One man in particular arrested my attention. His age was difficult to place. Lying, rather than sitting, back in a softly-padded leather chair, with crossed legs, and with one arm hanging loosely over the arm of the chair, he talked in a singularly ugly voice between his yellow teeth, which clenched a long cigar stuck in the corner of his mouth.
“Another twist, and he would have cleared the boundary,” he was saying to his companion, a good-looking English lad of five-or-six-and-twenty. “The second barrel cut him to pieces; it’s extraordinary what a lot of shot a blue-rock can carry away. How did you come out on the day?”
“Badly – shocking,” answered the young man. “I backed the guns to start with, and you know how badly the whole lot of you shot. Then I started backing the bird, and you began to kill every time. My luck was out to-day – dead out.”
I saw his friend smile.
“Dago was the one lucky man this afternoon, I should say,” the first speaker remarked presently. “But there – he’s always lucky.”
Instantly my interest was aroused. “Dago!” Could it be – surely – ?
“Yes, he’s lucky enough,” the other answered. Then, after a pause he added: “That’s a man I can’t stand.”
“Can’t stand? Why?”
“Oh, I don’t know. The fellow gets on my nerves. How does he live? Have you any idea?”
“You mean, what is his source of income? I’m sure I can’t tell you. But for that matter, how do half the men we meet here at Monte manage to live? It would not be well to ask. They have money, and that is the main thing. All we require is to transfer to our own pockets as much of it as we can.”
The young man looked at him thoughtfully for some moments, then said —
“Yes, I suppose so.”
The tone in which he spoke was ironical, but his companion didn’t notice it.
“Do you know Paulton well?” the elder man asked himself.
“As well as I care to. Why do you ask?”
“Only just out of curiosity. Many people form an unfavourable impression of him when they meet him first, and afterwards they come to like him.”

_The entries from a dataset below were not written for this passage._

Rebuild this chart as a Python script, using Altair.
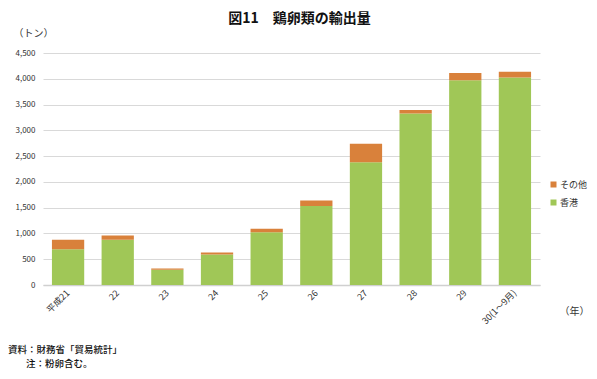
import altair as alt
import pandas as pd

categories = ["平成21", "22", "23", "24", "25", "26", "27", "28", "29", "30(1～9月)"]
hongkong = [695, 880, 295, 590, 1025, 1530, 2380, 3325, 3970, 4025]
others = [183, 80, 25, 40, 65, 110, 360, 70, 140, 110]
series = ["その他", "香港"]
colors = ["#d9813b", "#a0c757"]
note1 = "資料：財務省「貿易統計」"
note2 = "注：粉卵含む。"

rows = []
for c, h, o in zip(categories, hongkong, others):
    rows.append({"cat": c, "series": "香港", "value": h, "order": 0})
    rows.append({"cat": c, "series": "その他", "value": o, "order": 1})
df = pd.DataFrame(rows)

FONT = "Noto Sans CJK JP"

label_expr = ("datum.value >= 1000 ? (floor(datum.value / 1000) + ',' + "
              "(datum.value % 1000 == 0 ? '000' : '500')) : '' + datum.value")

bars = alt.Chart(df).mark_bar().encode(
    x=alt.X("cat:N", sort=categories,
            scale=alt.Scale(paddingInner=0.35, paddingOuter=0.18),
            axis=alt.Axis(title="（年）", titleX=516, titleY=26, titleAlign="left",
                          titleBaseline="middle",
                          titleFontWeight="normal", titleFontSize=10, titleColor="#333",
                          labelAngle=-45, labelAlign="right", labelBaseline="middle",
                          labelFontSize=9, labelColor="#333", labelPadding=6,
                          ticks=False, domainColor="#d0d0d0", domainWidth=1.5)),
    y=alt.Y("value:Q", stack="zero",
            scale=alt.Scale(domain=[0, 4500], nice=False),
            axis=alt.Axis(title="（トン）", titleAngle=0, titleX=-30, titleY=-20,
                          titleAlign="left", titleBaseline="middle",
                          titleFontWeight="normal", titleFontSize=10, titleColor="#333",
                          values=list(range(0, 4501, 500)), labelExpr=label_expr,
                          labelFontSize=8, labelColor="#333", labelPadding=8,
                          ticks=False, domain=False, gridColor="#d9d9d9")),
    color=alt.Color("series:N",
                    scale=alt.Scale(domain=series, range=colors),
                    legend=alt.Legend(title=None, orient="none", legendX=506, legendY=127,
                                      symbolType="square", symbolSize=36,
                                      labelFontSize=9, labelColor="#333",
                                      rowPadding=8, labelOffset=2)),
    order=alt.Order("order:Q", sort="ascending"),
)

notes1 = alt.Chart(pd.DataFrame({"t": [note1]})).mark_text(
    align="left", baseline="middle", fontSize=9.5, color="#111", font=FONT, fontWeight=500
).encode(x=alt.value(-35), y=alt.value(297), text="t")

notes2 = alt.Chart(pd.DataFrame({"t": [note2]})).mark_text(
    align="left", baseline="middle", fontSize=9.5, color="#111", font=FONT, fontWeight=500
).encode(x=alt.value(-17), y=alt.value(311), text="t")

chart = alt.layer(bars, notes1, notes2).properties(
    width=497, height=232,
    autosize=alt.AutoSizeParams(type="none"),
    padding={"left": 35, "top": 45, "right": 49, "bottom": 86},
    title=alt.Title("図11　鶏卵類の輸出量", fontSize=14, fontWeight="bold",
                    color="#111", anchor="middle", dx=8, offset=2, font=FONT),
).configure(font=FONT).configure_view(stroke=None)

chart.save("out.html", embed_options={"renderer": "svg", "actions": False})
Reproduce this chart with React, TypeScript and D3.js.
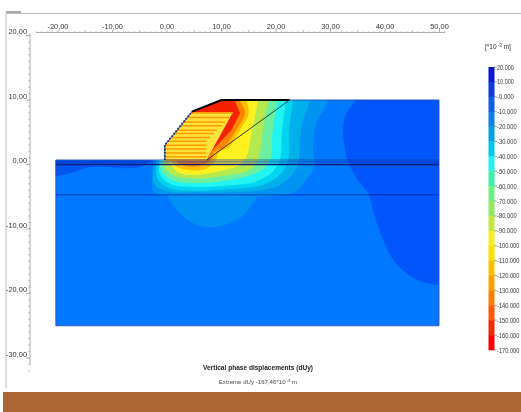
import React from "react";
import * as d3 from "d3";

type P = [number, number];

const xTickLabels = [-20, -10, 0, 10, 20, 30, 40, 50];
const yTickLabels = [20, 10, 0, -10, -20, -30];
const legendValues = ["20.000","10.000","-0.000","-10.000","-20.000","-30.000","-40.000","-50.000","-60.000","-70.000","-80.000","-90.000","-100.000","-110.000","-120.000","-130.000","-140.000","-150.000","-160.000","-170.000"];
const legendColors = ["#0a14d2","#0a3ade","#0a5ce6","#0a80e2","#05a2e4","#00c8e8","#20f2f2","#3cf0a8","#6cf080","#94e862","#c2e840","#f6f020","#ffe000","#ffc000","#ffa000","#ff8000","#ff5800","#f02c00","#ff0000"];

const domainOutline: P[] = [[-20.4,0.7],[-0.4,0.7],[-0.4,3],[4.6,8.2],[10,10],[22.5,10],[49.9,10],[49.9,-25],[-20.4,-25]];

const deepRight: P[] = [[34.5,11],[34.5,10],[32.8,7.7],[32.3,4.9],[32.7,2.2],[33.2,0.4],[35,-2.4],[36.9,-4.4],[37.8,-7.1],[39.1,-10.5],[41.5,-14.8],[43.7,-16.7],[45.9,-17.9],[49.9,-18.7],[53,-18.7],[53,11]];
const leftDark: P[] = [[-22,0.9],[-22,-1.7],[-17.6,-1.3],[-14.1,-0.4],[-4.95,-0.4],[-2.6,0.9]];
const lowerBlob: P[] = [[0.2,-4],[0.2,-5],[1.5,-6.7],[3.3,-8.3],[5.7,-9.4],[7.9,-9.7],[10.6,-9.4],[13.4,-8.3],[15.2,-6.7],[16.5,-5],[16.5,-4]];
const band1: P[] = [[29.5,12],[29.5,10],[27.2,5.8],[26.8,2.2],[27,-0.4],[25.5,-2.4],[23.9,-4],[21.5,-4.7],[-0.4,-4.7],[-2.4,-4.3],[-2.75,-2.9],[-2.75,-1.2],[-2.5,1],[-2.5,12]];
const band2: P[] = [[26.2,12],[26.2,10],[24.8,6.4],[24.3,2.7],[24,-0.1],[22.4,-2.1],[20.6,-3.2],[17.2,-4],[11.6,-4.3],[5.5,-4.3],[-0.4,-4.1],[-2.4,-2.9],[-2.4,-1.2],[-2,0.8],[-2,12]];
const band3: P[] = [[23.1,12],[23.1,10],[22.4,5.3],[22.2,0.7],[20.7,-1.6],[17.4,-3.2],[11.6,-3.8],[5.5,-4.1],[0.2,-3.6],[-1.8,-2.1],[-1.8,0.9],[-1.8,12]];
const band4: P[] = [[21.8,12],[21.8,10],[21.1,5.3],[20.7,0.7],[19.3,-1.2],[16.1,-2.7],[11.6,-3.2],[5.5,-3.5],[0.55,-3],[-1.3,-1.5],[-1.4,0.9],[-1.4,12]];
const band5: P[] = [[20.2,12],[20.2,10],[19.4,5.3],[18.9,0.7],[17.4,-0.85],[13.4,-2.1],[5.5,-2.9],[0.9,-2.4],[-1.1,-0.85],[-1.1,0.9],[-1.1,12]];
const band6: P[] = [[18.5,12],[18.5,10],[17.6,5.3],[16.7,0.7],[15.2,-0.85],[11.6,-1.6],[5.5,-2.2],[1.5,-1.8],[-0.4,-0.5],[-0.8,0.8],[-0.8,12]];
const band7: P[] = [[16.7,12],[16.7,10],[15.6,5.3],[14.7,1.5],[13.4,0],[10.6,-0.85],[5.5,-1.6],[2,-1.2],[0.9,-0.2],[0.2,0.7],[0.2,12]];
const band8: P[] = [[14.6,12],[14.6,10],[15,8],[13.4,5.3],[11.4,2.7],[9.4,1.8],[9,0.7],[7,-0.7],[2.9,-0.7],[0.8,0.5],[0.8,12]];
const band9: P[] = [[13.4,12],[13.4,10],[14.3,8],[12.7,5.3],[10.5,2.7],[8.6,1.8],[8.2,0.8],[6.05,-0.2],[3.3,-0.2],[1.5,0.8],[1.5,12]];
const redZone: P[] = [[12.4,10],[13.4,8],[11.8,5.3],[10.1,3.8],[7.9,1.8],[7.3,0.7],[12.1,8.1],[4.6,8.1],[4.6,8.2],[10,10]];
const reinforced: P[] = [[-0.4,0.7],[-0.4,3],[4.6,8.1],[12.1,8.1],[7.3,0.7]];

const contourBands: { pts: P[]; color: string; smooth: boolean }[] = [
  { pts: deepRight, color: "#0056fa", smooth: true },
  { pts: leftDark, color: "#0056ee", smooth: true },
  { pts: lowerBlob, color: "#0090f6", smooth: true },
  { pts: band1, color: "#0094f2", smooth: true },
  { pts: band2, color: "#00b0ea", smooth: true },
  { pts: band3, color: "#00d4f0", smooth: true },
  { pts: band4, color: "#22f4f2", smooth: true },
  { pts: band5, color: "#6cf0a0", smooth: true },
  { pts: band6, color: "#b4ea50", smooth: true },
  { pts: band7, color: "#fff020", smooth: true },
  { pts: band8, color: "#ffc000", smooth: true },
  { pts: band9, color: "#ff8400", smooth: true },
  { pts: reinforced, color: "#ffe23c", smooth: false },
  { pts: redZone, color: "#f42400", smooth: false },
];

const stripLevels = [8, 7.3, 6.6, 6, 5.3, 4.8, 4.2, 3.6, 3, 2.4, 1.8, 1.2, 0.7];
const stripStarts = [4.5, 3.8, 3.1, 2.5, 1.9, 1.4, 0.8, 0.2, -0.4, -0.4, -0.4, -0.4, -0.4];
const stripEnds = [12.1, 11.4, 10.6, 10.1, 9.2, 8.6, 7.9, 7.2, 7.2, 7.2, 7.2, 7.2, 7.2];

const facing: P[] = [[-0.4,0.7],[-0.4,3],[4.6,8.2]];
const crest: P[] = [[4.6,8.2],[10,10]];
const topLoad: P[] = [[10,10],[22.5,10]];
const wedgeLine: P[] = [[7.3,0.7],[22.5,10]];

const x = d3.scaleLinear().domain([0, 50]).range([167, 439.5]);
const y = d3.scaleLinear().domain([10, -30]).range([100, 358]);
const legendY = d3.scaleLinear().domain([0, 19]).range([67, 350]);
const line = d3.line<P>().x(d => x(d[0])).y(d => y(d[1]));
const smoothLine = d3.line<P>().x(d => x(d[0])).y(d => y(d[1])).curve(d3.curveCatmullRom.alpha(0.5));
const closed = (p: P[]) => line(p) + "Z";
const tickText = (v: number) => v.toFixed(2).replace(".", ",");

const xMinor = d3.range(-24, 52, 1);
const yMinor = d3.range(-32, 21, 1);
const font = "'Liberation Sans', Arial, sans-serif";
const ink = "#333";

export default function App() {
  return (
    <div style={{ position: "fixed", left: 0, top: 0 }}>
      <svg width={521} height={412} style={{ display: "block", background: "#fff" }}>
        <defs>
          <clipPath id="dom"><path d={closed(domainOutline)} /></clipPath>
          <filter id="soft" x="-5%" y="-5%" width="110%" height="110%"><feGaussianBlur stdDeviation="0.7" /></filter>
          <filter id="softT" x="-5%" y="-5%" width="110%" height="110%"><feGaussianBlur stdDeviation="0.3" /></filter>
        </defs>

        {/* window frame */}
        <path d="M6 388V13.5H521" fill="none" stroke="#bbb" strokeWidth={1} />
        <rect x={6} y={11} width={15} height={2} fill="#aaa" />

        {/* axes */}
        <g stroke="#777" strokeWidth={0.6} filter="url(#softT)">
          <line x1={x(-24)} x2={x(51)} y1={32.5} y2={32.5} />
          {xMinor.map(v => <line key={v} x1={x(v)} x2={x(v)} y1={v % 5 === 0 ? 30 : 31.3} y2={32.5} />)}
          <line x1={30} x2={30} y1={33} y2={365} />
          {yMinor.map(v => <line key={v} x1={v % 10 === 0 ? 26 : 28.5} x2={30} y1={y(v)} y2={y(v)} />)}
        </g>
        <g fontFamily={font} fontSize={7.4} fill={ink} filter="url(#softT)">
          {xTickLabels.map(v => (
            <text key={v} x={x(v)} y={29} textAnchor="middle">{tickText(v)}</text>
          ))}
          {yTickLabels.map(v => (
            <text key={v} x={27} y={y(v) - 1.5} textAnchor="end">{tickText(v)}</text>
          ))}
        </g>

        {/* model */}
        <g filter="url(#soft)">
          <g clipPath="url(#dom)">
            <path d={closed(domainOutline)} fill="#0078ff" />
            {contourBands.map((b, i) => <path key={i} d={(b.smooth ? smoothLine(b.pts) : line(b.pts)) + "Z"} fill={b.color} />)}
            {stripLevels.map((l, i) => (
              <path key={l} d={line([[stripStarts[i], l], [stripEnds[i], l]])!} stroke="#ff9c00" strokeWidth={1.5} fill="none" />
            ))}
          </g>
          <path d={closed(domainOutline)} fill="none" stroke="#1c4ab4" strokeWidth={0.9} />
          <path d={line([[-20.4, 0], [49.9, 0]])!} stroke="#0a1f78" strokeWidth={1.5} fill="none" />
          <path d={line([[-20.4, 0.4], [49.9, 0.4]])!} stroke="#0a30c0" strokeWidth={1.6} fill="none" opacity={0.5} />
          <path d={line([[-0.4, 0.7], [49.9, 0.7]])!} stroke="#123a90" strokeWidth={0.7} fill="none" />
          <path d={line([[-20.4, -4.7], [49.9, -4.7]])!} stroke="#0a2a9c" strokeWidth={0.8} fill="none" />
          <path d={line(wedgeLine)!} stroke="#163040" strokeWidth={0.9} fill="none" />
          <path d={line(facing)!} stroke="#1a2a70" strokeWidth={1.8} strokeDasharray="1.6 1.6" fill="none" />
          <path d={line(crest)!} stroke="#000" strokeWidth={2} fill="none" />
          <path d={line(topLoad)!} stroke="#000" strokeWidth={2.2} fill="none" />
        </g>

        {/* colour legend */}
        <g filter="url(#softT)">
          {legendColors.map((c, i) => (
            <rect key={i} x={488.5} y={legendY(i)} width={6} height={legendY(i + 1) - legendY(i) + 0.3} fill={c} />
          ))}
          {legendValues.map((t, i) => (
            <g key={t}>
              <line x1={494} x2={497} y1={legendY(i)} y2={legendY(i)} stroke="#555" strokeWidth={0.5} />
              <text x={497} y={legendY(i) + 2.5} fontFamily={font} fontSize={6.4} fill={ink} textLength={t.length * 2.8} lengthAdjust="spacingAndGlyphs">{t}</text>
            </g>
          ))}
          <text x={485} y={49} fontFamily={font} fontSize={6.5} fill={ink}>
            [*10<tspan dy={-2} fontSize={4.5}> -3</tspan><tspan dy={2}> m]</tspan>
          </text>
        </g>

        {/* captions */}
        <g fontFamily={font} fill="#222" filter="url(#softT)">
          <text x={203} y={370} fontSize={7.4} fontWeight="bold" textLength={110} lengthAdjust="spacingAndGlyphs">Vertical phase displacements (dUy)</text>
          <text x={258} y={384} fontSize={6.1} fill="#444" textAnchor="middle">
            Extreme dUy -167,46*10<tspan dy={-2} fontSize={4.2}> -3</tspan><tspan dy={2}> m</tspan>
          </text>
        </g>

        <rect x={3} y={392} width={518} height={20} fill="#a96632" />
      </svg>
    </div>
  );
}
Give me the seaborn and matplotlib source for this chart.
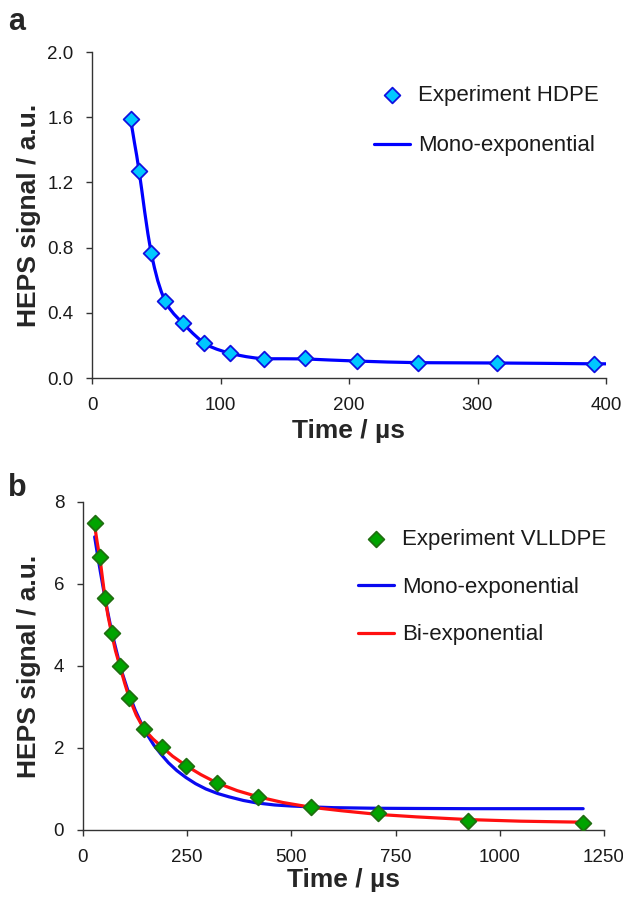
import matplotlib
matplotlib.use("Agg")
import matplotlib.pyplot as plt
import seaborn as sns
import pandas as pd

# ---------------- data: panel a (HDPE) ----------------
a_time = [30, 36.6, 46, 57, 71, 87, 107.5, 134, 166, 206, 254, 315, 391]
a_signal = [1.587, 1.272, 0.769, 0.470, 0.338, 0.216, 0.153, 0.118, 0.122, 0.106, 0.094, 0.092, 0.087]
# mono-exponential fit curve, read along the drawn (smoothed) line
a_mono_t = [30, 31.6, 33.1, 34.8, 36.6, 38.7, 41.0, 43.5, 46, 48.6, 51.2, 54.0, 57, 60.2, 63.7, 67.2,
            71, 74.8, 78.6, 82.8, 87, 92, 97, 102, 107.5, 114, 120, 127, 134, 150, 166, 186, 206, 230,
            254, 285, 315, 350, 391, 400]
a_mono_y = [1.587, 1.513, 1.441, 1.364, 1.272, 1.155, 1.020, 0.885, 0.769, 0.676, 0.596, 0.528, 0.470, 0.428,
            0.393, 0.364, 0.338, 0.303, 0.273, 0.243, 0.216, 0.193, 0.177, 0.164, 0.153, 0.140, 0.131, 0.123,
            0.118, 0.118, 0.117, 0.110, 0.104, 0.098, 0.094, 0.093, 0.092, 0.090, 0.087, 0.087]

# ---------------- data: panel b (VLLDPE) ----------------
b_time = [28.7, 41.1, 52.6, 68.8, 88.9, 110.9, 147.2, 189.2, 246.6, 321.1, 420.5, 546.6, 708.1, 923.2, 1200.3]
b_signal = [7.48, 6.65, 5.66, 4.80, 4.00, 3.23, 2.47, 2.02, 1.57, 1.14, 0.80, 0.555, 0.408, 0.229, 0.163]
b_mono_t = [28, 35, 42, 50, 58, 66, 75, 85, 95, 110, 125, 140, 155, 170, 187, 205, 225, 247, 270, 295, 323,
            350, 385, 417, 460, 500, 544, 600, 706, 800, 927, 1050, 1200]
b_mono_y = [7.15, 6.70, 6.28, 5.82, 5.38, 4.98, 4.58, 4.17, 3.80, 3.33, 2.93, 2.60, 2.31, 2.07, 1.85, 1.64,
            1.45, 1.28, 1.13, 1.00, 0.89, 0.81, 0.72, 0.66, 0.61, 0.585, 0.565, 0.545, 0.53, 0.525, 0.52, 0.52, 0.52]
b_bi_t = [28, 34, 41, 47, 53, 60, 69, 78, 89, 100, 111, 128, 147, 168, 189, 215, 247, 283, 321, 370, 420,
          480, 547, 620, 708, 800, 923, 1050, 1200]
b_bi_y = [7.42, 7.02, 6.60, 6.12, 5.65, 5.22, 4.78, 4.37, 3.98, 3.58, 3.22, 2.80, 2.45, 2.22, 2.03, 1.80,
          1.57, 1.35, 1.15, 0.96, 0.81, 0.67, 0.555, 0.47, 0.38, 0.32, 0.255, 0.215, 0.19]

a_xticks = [0, 100, 200, 300, 400]
a_yticks = [0.0, 0.4, 0.8, 1.2, 1.6, 2.0]
b_xticks = [0, 250, 500, 750, 1000, 1250]
b_yticks = [0, 2, 4, 6, 8]

sns.set_style("ticks")
plt.rcParams['font.family'] = ['Liberation Sans', 'DejaVu Sans']

fig = plt.figure(figsize=(6.23, 8.98), dpi=100)
W, H = 623, 898

def axes_px(x0, x1, ytop, ybot):
    return fig.add_axes([x0 / W, 1 - ybot / H, (x1 - x0) / W, (ybot - ytop) / H])

A1 = (92, 606, 52, 378)
A2 = (83, 604, 502, 830)
ax1 = axes_px(*A1)
ax2 = axes_px(*A2)

df_a = pd.DataFrame({"t": a_time, "y": a_signal})
df_am = pd.DataFrame({"t": a_mono_t, "y": a_mono_y})
df_b = pd.DataFrame({"t": b_time, "y": b_signal})
df_bm = pd.DataFrame({"t": b_mono_t, "y": b_mono_y})
df_bb = pd.DataFrame({"t": b_bi_t, "y": b_bi_y})

msize = 64

# panel a
sns.scatterplot(data=df_a, x="t", y="y", ax=ax1, marker="D", s=msize,
                color="#00C8FF", edgecolor="#1010E0", linewidth=1.3,
                label="Experiment HDPE", zorder=4)
sns.lineplot(data=df_am, x="t", y="y", ax=ax1, color="#0000FF", linewidth=2.3,
             label="Mono-exponential", sort=False, zorder=3)

# panel b
sns.scatterplot(data=df_b, x="t", y="y", ax=ax2, marker="D", s=msize,
                color="#00A400", edgecolor="#1F6F10", linewidth=1.3,
                label="Experiment VLLDPE", zorder=4)
sns.lineplot(data=df_bm, x="t", y="y", ax=ax2, color="#0A0AF0", linewidth=2.3,
             label="Mono-exponential", sort=False, zorder=2)
sns.lineplot(data=df_bb, x="t", y="y", ax=ax2, color="#FF1010", linewidth=2.3,
             label="Bi-exponential", sort=False, zorder=3)

for ax, A, xt, yt, fmt, xl_off in [(ax1, A1, a_xticks, a_yticks, "{:.1f}", 41),
                                   (ax2, A2, b_xticks, b_yticks, "{:d}", 38)]:
    x0, x1, ytop, ybot = A
    ax.set_xlim(xt[0], xt[-1])
    ax.set_ylim(yt[0], yt[-1])
    ax.set_xticks(xt)
    ax.set_yticks(yt)
    ax.set_yticklabels([fmt.format(v) for v in yt])
    ax.set_xticklabels([str(v) for v in xt])
    for sp in ["top", "right"]:
        ax.spines[sp].set_visible(False)
    for sp in ["left", "bottom"]:
        ax.spines[sp].set_color("#333333")
        ax.spines[sp].set_linewidth(1.0)
    ax.tick_params(direction="out", length=4, width=1.0, color="#333333",
                   labelsize=13.5, labelcolor="#1a1a1a", pad=9.5)
    ax.set_xlabel("Time / µs", fontsize=19, fontweight="bold")
    ax.set_ylabel("HEPS signal / a.u.", fontsize=19, fontweight="bold")
    ax.yaxis.set_label_coords((41 - x0) / (x1 - x0), 0.5)
    ax.xaxis.set_label_coords(0.5, -xl_off / (ybot - ytop))
    for lab in ax.get_xticklabels():
        lab.set_clip_on(False)

leg1 = ax1.legend(frameon=False, loc="upper left",
                  bbox_to_anchor=((374 - A1[0]) / (A1[1] - A1[0]), (A1[3] - 85) / (A1[3] - A1[2])),
                  borderaxespad=0, borderpad=0, fontsize=16, handlelength=1.62,
                  handletextpad=0.36, labelspacing=1.32)
leg2 = ax2.legend(frameon=False, loc="upper left",
                  bbox_to_anchor=((358 - A2[0]) / (A2[1] - A2[0]), (A2[3] - 529) / (A2[3] - A2[2])),
                  borderaxespad=0, borderpad=0, fontsize=16, handlelength=1.62,
                  handletextpad=0.36, labelspacing=1.2)
for leg in (leg1, leg2):
    for t in leg.get_texts():
        t.set_color("#1a1a1a")

fig.text(8 / W, 1 - 22 / H, "a", fontsize=22, fontweight="bold", va="center", ha="left")
fig.text(8 / W, 1 - 488 / H, "b", fontsize=22, fontweight="bold", va="center", ha="left")

fig.savefig("out.png", dpi=100)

“That’s the reverse of my case,” answered the young man quickly. “The first time I met him I rather liked him, I remember. But after I had met him several times – well, I changed about him. He may be all right! I dare say he is. I suppose our personalities are not akin, as I have heard some one put it.”
“He’s a fine shot.”
“You are right. He is. I thought he would win the cup to-day.”